The worst of this historical-comical-philosophical way of going to work is that it leaves one with the feeling that poetry is a sort of intellectual game, entirely removed from the jostling pressure of actual life, and that poets when once dead are shoved into their academic pigeon-holes to be labelled like things under glass cases. The person who can rattle off such descriptive labels the quickest is the person of culture. Thus history swallows up poetry; thus the "comparative method" swallows up history; and the whole business is snatched away from the magical flow of real life and turned into the dreariness of a mausoleum. How refreshing, how salutary, to turn from all thoughts as to what Byron's "place in literature" was to such thrilling poetry as

"She walks in beauty like the night
Of cloudless climes and starry skies,
And all that's best of dark and bright
Meet in her aspect and her eyes—"

or to such sonorous lines full of the reverberating echoes of pent-up passion as those which begin

"There is none of Beauty's daughters."

One has only to recall the way these simple careless outbursts have burned themselves in upon one's lips, when one's feelings were stirred to the old tune, to realise how great a poet Byron was.

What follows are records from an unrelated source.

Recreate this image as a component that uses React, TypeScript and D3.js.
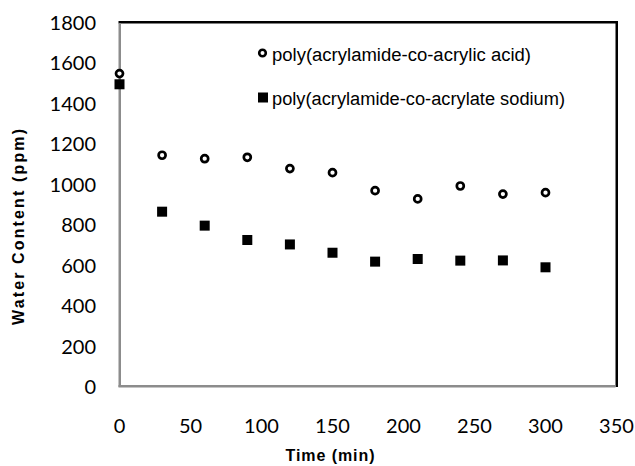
import React from "react";
import * as d3 from "d3";

const times = [0, 30, 60, 90, 120, 150, 180, 210, 240, 270, 300];
const acidValues = [1545, 1141, 1124, 1131, 1075, 1055, 966, 925, 989, 949, 956];
const sodiumValues = [1492, 862, 793, 722, 700, 659, 615, 628, 620, 621, 587];
const xTicks = [0, 50, 100, 150, 200, 250, 300, 350];
const yTicks = [0, 200, 400, 600, 800, 1000, 1200, 1400, 1600, 1800];
const seriesNames = ["poly(acrylamide-co-acrylic acid)", "poly(acrylamide-co-acrylate sodium)"];

const W = 635, H = 466;
const left = 119.5, right = 616.5, top = 22, bottom = 386;

export default function App() {
  const x = d3.scaleLinear().domain([0, 350]).range([left, right]);
  const y = d3.scaleLinear().domain([0, 1800]).range([bottom, top]);
  const tickFont = "Lato, 'Open Sans', sans-serif";
  const labFont = "'Liberation Sans', Arial, sans-serif";
  return (
    <svg width={W} height={H} style={{ position: "absolute", left: 0, top: 0, background: "#fff" }}>
      <rect x={0} y={0} width={W} height={H} fill="#fff" />
      {/* plot border top/right */}
      <rect x={left - 1} y={top - 1} width={right - left + 2} height={2.5} fill="#000" />
      <rect x={right - 1} y={top - 1} width={2.5} height={bottom - top + 2} fill="#000" />
      {/* axes */}
      <rect x={left - 1} y={top + 1} width={2.5} height={bottom - top} fill="#8c8c8c" />
      <rect x={left - 1} y={bottom - 1} width={right - left} height={2.5} fill="#8c8c8c" />
      {yTicks.map((t) => (
        <text key={"y" + t} x={96} y={y(t)} textAnchor="end" dominantBaseline="central" fontFamily={tickFont} fontSize={20} fill="#000">
          {t}
        </text>
      ))}
      {xTicks.map((t) => (
        <text key={"x" + t} x={x(t)} y={425} textAnchor="middle" dominantBaseline="central" fontFamily={tickFont} fontSize={20} fill="#000">
          {t}
        </text>
      ))}
      <text x={330} y={461} textAnchor="middle" fontFamily={labFont} fontWeight="bold" fontSize={16} textLength={89} lengthAdjust="spacing">
        Time (min)
      </text>
      <text transform={`translate(24,227) rotate(-90)`} textAnchor="middle" fontFamily={labFont} fontWeight="bold" fontSize={16} textLength={196} lengthAdjust="spacing">
        Water Content (ppm)
      </text>
      {times.map((t, i) => (
        <circle key={"c" + i} cx={x(t)} cy={y(acidValues[i])} r={3.5} fill="#fff" stroke="#000" strokeWidth={2.7} />
      ))}
      {times.map((t, i) => (
        <rect key={"s" + i} x={x(t) - 5} y={y(sodiumValues[i]) - 5} width={10} height={10} fill="#000" />
      ))}
      {/* legend */}
      <circle cx={262.5} cy={53} r={3.3} fill="#fff" stroke="#000" strokeWidth={2.6} />
      <text x={272} y={61} fontFamily={labFont} fontSize={18} textLength={259} lengthAdjust="spacingAndGlyphs">
        {seriesNames[0]}
      </text>
      <rect x={258} y={92.5} width={10} height={10} fill="#000" />
      <text x={272} y={105} fontFamily={labFont} fontSize={18} textLength={293} lengthAdjust="spacingAndGlyphs">
        {seriesNames[1]}
      </text>
    </svg>
  );
}
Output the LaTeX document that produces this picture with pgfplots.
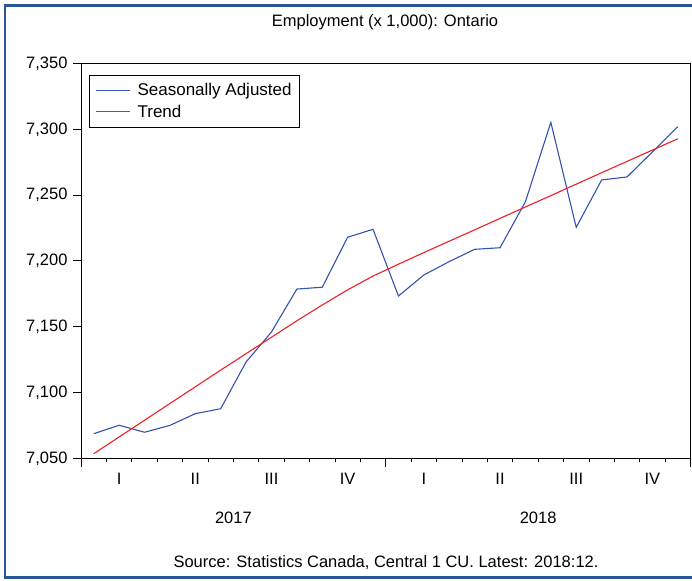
\documentclass[border=0pt]{standalone}
\usepackage{pgfplots}
\pgfplotsset{compat=1.18}
\usepackage{fontspec}
\setmainfont{Liberation Sans}
\definecolor{sablue}{RGB}{52,82,178}
\definecolor{trendred}{RGB}{236,32,36}
\definecolor{framec}{RGB}{40,86,150}

\begin{document}
\begin{tikzpicture}
% page = 692 x 580 px, 1px = 1pt
\path[use as bounding box] (0pt,0pt) rectangle (692pt,580pt);
\draw[framec, line width=2.6pt] (700pt,574.2pt) -- (4.8pt,574.2pt) -- (4.8pt,2.3pt) -- (700pt,2.3pt);

\begin{axis}[
    at={(81pt,121.7pt)}, anchor=south west,
    scale only axis,
    width=609.5pt, height=394.8pt,
    xmin=0, xmax=24,
    ymin=7050, ymax=7350,
    ytick={7050,7100,...,7350},
    xtick={1.5,4.5,...,22.5},
    xticklabels={I,II,III,IV,I,II,III,IV},
    minor xtick={0,...,24},
    extra x ticks={0,3,...,24},
    extra x tick labels={},
    extra x tick style={major tick length=6.5pt, tick style={black, line width=0.8pt}},
    tick align=outside,
    xtick pos=bottom, ytick pos=left,
    major tick length=7.5pt,
    minor tick length=4pt,
    x tick style={draw=none},
    minor x tick style={draw=black, line width=0.6pt},
    y tick style={black, line width=0.8pt},
    axis line style={black, line width=0.9pt},
    tick label style={font=\fontsize{16.5}{18}\selectfont},
    xticklabel style={yshift=-4pt},
    yticklabel style={xshift=-2.5pt},
    /pgf/number format/.cd, fixed, 1000 sep={,}, assume math mode=true,
    /pgfplots/.cd,
    legend style={
        at={(0.0136,0.971)}, anchor=north west,
        draw=black, fill=white,
        font=\fontsize{17}{19}\selectfont,
        inner xsep=6pt, inner ysep=6.5pt,
        row sep=3.5pt,
        /tikz/every odd column/.append style={column sep=5pt},
    },
    legend cell align=left,
    clip=false,
]

% Seasonally adjusted, monthly 2017:01 - 2018:12
\addplot[sablue, line width=1.1pt, forget plot] coordinates {
    (0.5,7068.7) (1.5,7075.1) (2.5,7069.8) (3.5,7075.0) (4.5,7083.9) (5.5,7087.7)
    (6.5,7123.2) (7.5,7146.0) (8.5,7178.6) (9.5,7180.0) (10.5,7218.0) (11.5,7224.0)
    (12.5,7173.3) (13.5,7189.3) (14.5,7199.5) (15.5,7208.8) (16.5,7210.0) (17.5,7245.0)
    (18.5,7305.3) (19.5,7225.5) (20.5,7261.5) (21.5,7263.8) (22.5,7282.8) (23.5,7302.0)
};

% Trend
\addplot[trendred, line width=1.1pt, forget plot] coordinates {
    (0.5,7053.5) (1.5,7066.2) (2.5,7078.9) (3.5,7091.6) (4.5,7104.3) (5.5,7117.0)
    (6.5,7129.5) (7.5,7142.0) (8.5,7154.5) (9.5,7166.5) (10.5,7178.0) (11.5,7188.5)
    (12.5,7197.5) (13.5,7206.3) (14.5,7215.0) (15.5,7223.6) (16.5,7232.3) (17.5,7241.0)
    (18.5,7249.6) (19.5,7258.3) (20.5,7267.0) (21.5,7275.6) (22.5,7284.2) (23.5,7292.8)
};

\addlegendimage{legend image code/.code={\draw[sablue, line width=1.1pt] (0pt,0pt) -- (34pt,0pt);}}
\addlegendentry{Seasonally Adjusted}
\addlegendimage{legend image code/.code={\draw[trendred, line width=1.1pt] (0pt,0pt) -- (34pt,0pt);}}
\addlegendentry{Trend}

% longer ticks at year boundaries
\draw[black, line width=0.9pt] (axis cs:0,7050) -- ([yshift=-9pt]axis cs:0,7050);
\draw[black, line width=0.9pt] (axis cs:12,7050) -- ([yshift=-9pt]axis cs:12,7050);
\draw[black, line width=0.9pt] (axis cs:24,7050) -- ([yshift=-9pt]axis cs:24,7050);

\node[font=\fontsize{16.5}{18}\selectfont] at ([yshift=-60pt]axis cs:6,7050) {2017};
\node[font=\fontsize{16.5}{18}\selectfont] at ([yshift=-60pt]axis cs:18,7050) {2018};
\end{axis}

\node[font=\fontsize{16.5}{18}\selectfont] at (385pt,558pt) {Employment (x 1,000): Ontario};
\node[font=\fontsize{16.5}{18}\selectfont] at (386pt,17pt) {Source: Statistics Canada, Central 1 CU. Latest: 2018:12.};
\end{tikzpicture}
\end{document}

"Fare thee well and, if forever,
Still forever fare thee well!"

Can such things ever grow "stale and rung-upon," however much the chilly hand of a pedantic psychology seeks to brush the bloom away from the wings of the bird of paradise?

Those poems to the mysterious Thyrza, can any modern eroticism equal them, for large and troubled abandonment; natural as gasping human speech and musical as the murmur of deep waters?

Byron is frankly and outrageously the poet of sentiment. This is good. This is what one craves for in vain in modern verse. The infernal seriousness of our grave youngsters and their precious psychological irony make them terrified of any approach to sentiment. They leave such matters with supreme contempt to the poor little devils who write verses for the local newspapers. They are too clever to descend to sentiment. It is their affair to show us the absurdity of sentiment.

And yet the world is full of this thing. It has the rising sap of a thousand springs in its heart. It has the "big rain" of the suppressed tears of a hundred generations in its sobbing music.